** START **
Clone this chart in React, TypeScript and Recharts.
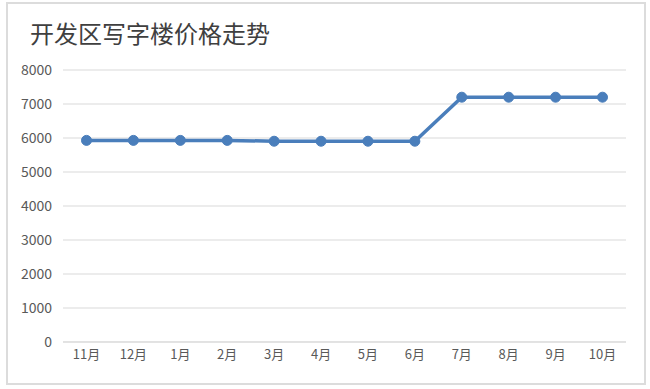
import { LineChart, Line, XAxis, YAxis, CartesianGrid } from 'recharts'

const months = ['11月', '12月', '1月', '2月', '3月', '4月', '5月', '6月', '7月', '8月', '9月', '10月']
const prices = [5930, 5930, 5930, 5930, 5905, 5905, 5905, 5905, 7200, 7200, 7200, 7200]
const yTicks = [0, 1000, 2000, 3000, 4000, 5000, 6000, 7000, 8000]

const data = months.map((m, i) => ({ month: m, price: prices[i] }))

const font = '"Noto Sans CJK SC", "Noto Sans", sans-serif'

export default function App() {
  return (
    <div style={{ position: 'absolute', left: 0, top: 0, width: 650, height: 389, background: '#fff', fontFamily: font }}>
      {/* outer frame */}
      <div style={{ position: 'absolute', left: 6, top: 2, width: 636, height: 379, border: '2px solid #dcdcdc' }} />
      <div style={{ position: 'absolute', left: 30, top: 18, fontSize: 24, color: '#3f3f3f', fontWeight: 400, lineHeight: '30px', whiteSpace: 'nowrap' }}>
        开发区写字楼价格走势
      </div>
      <div style={{ position: 'absolute', left: 0, top: 0 }}>
        <LineChart width={650} height={389} data={data} margin={{ top: 70, right: 24, bottom: 17, left: 0 }}>
          <CartesianGrid horizontal vertical={false} stroke="#d9d9d9" strokeWidth={1} />
          <XAxis
            dataKey="month"
            padding={{ left: 23.5, right: 23.5 }}
            tickLine={false}
            axisLine={{ stroke: '#d9d9d9' }}
            tick={{ fontSize: 13, fill: '#595959', fontFamily: font }}
            interval={0}
            height={30}
          />
          <YAxis
            domain={[0, 8000]}
            ticks={yTicks}
            width={63}
            tickLine={false}
            axisLine={false}
            tickMargin={5}
            tick={{ fontSize: 14, fill: '#595959', fontFamily: font }}
          />
          <Line
            type="linear"
            dataKey="price"
            stroke="#4a7ebb"
            strokeWidth={3.5}
            dot={{ r: 5, fill: '#4a7ebb', stroke: '#4a7ebb', strokeWidth: 1 }}
            isAnimationActive={false}
          />
        </LineChart>
      </div>
    </div>
  )
}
** END **
TASK OBJECTIVE →
Without the pictures, write out all of the material exactly.

ANSWER IN FULL →
Clone this chart in React, TypeScript and Recharts.
import { LineChart, Line, XAxis, YAxis, CartesianGrid } from 'recharts'

const months = ['11月', '12月', '1月', '2月', '3月', '4月', '5月', '6月', '7月', '8月', '9月', '10月']
const prices = [5930, 5930, 5930, 5930, 5905, 5905, 5905, 5905, 7200, 7200, 7200, 7200]
const yTicks = [0, 1000, 2000, 3000, 4000, 5000, 6000, 7000, 8000]

const data = months.map((m, i) => ({ month: m, price: prices[i] }))

const font = '"Noto Sans CJK SC", "Noto Sans", sans-serif'

export default function App() {
  return (
    <div style={{ position: 'absolute', left: 0, top: 0, width: 650, height: 389, background: '#fff', fontFamily: font }}>
      {/* outer frame */}
      <div style={{ position: 'absolute', left: 6, top: 2, width: 636, height: 379, border: '2px solid #dcdcdc' }} />
      <div style={{ position: 'absolute', left: 30, top: 18, fontSize: 24, color: '#3f3f3f', fontWeight: 400, lineHeight: '30px', whiteSpace: 'nowrap' }}>
        开发区写字楼价格走势
      </div>
      <div style={{ position: 'absolute', left: 0, top: 0 }}>
        <LineChart width={650} height={389} data={data} margin={{ top: 70, right: 24, bottom: 17, left: 0 }}>
          <CartesianGrid horizontal vertical={false} stroke="#d9d9d9" strokeWidth={1} />
          <XAxis
            dataKey="month"
            padding={{ left: 23.5, right: 23.5 }}
            tickLine={false}
            axisLine={{ stroke: '#d9d9d9' }}
            tick={{ fontSize: 13, fill: '#595959', fontFamily: font }}
            interval={0}
            height={30}
          />
          <YAxis
            domain={[0, 8000]}
            ticks={yTicks}
            width={63}
            tickLine={false}
            axisLine={false}
            tickMargin={5}
            tick={{ fontSize: 14, fill: '#595959', fontFamily: font }}
          />
          <Line
            type="linear"
            dataKey="price"
            stroke="#4a7ebb"
            strokeWidth={3.5}
            dot={{ r: 5, fill: '#4a7ebb', stroke: '#4a7ebb', strokeWidth: 1 }}
            isAnimationActive={false}
          />
        </LineChart>
      </div>
    </div>
  )
}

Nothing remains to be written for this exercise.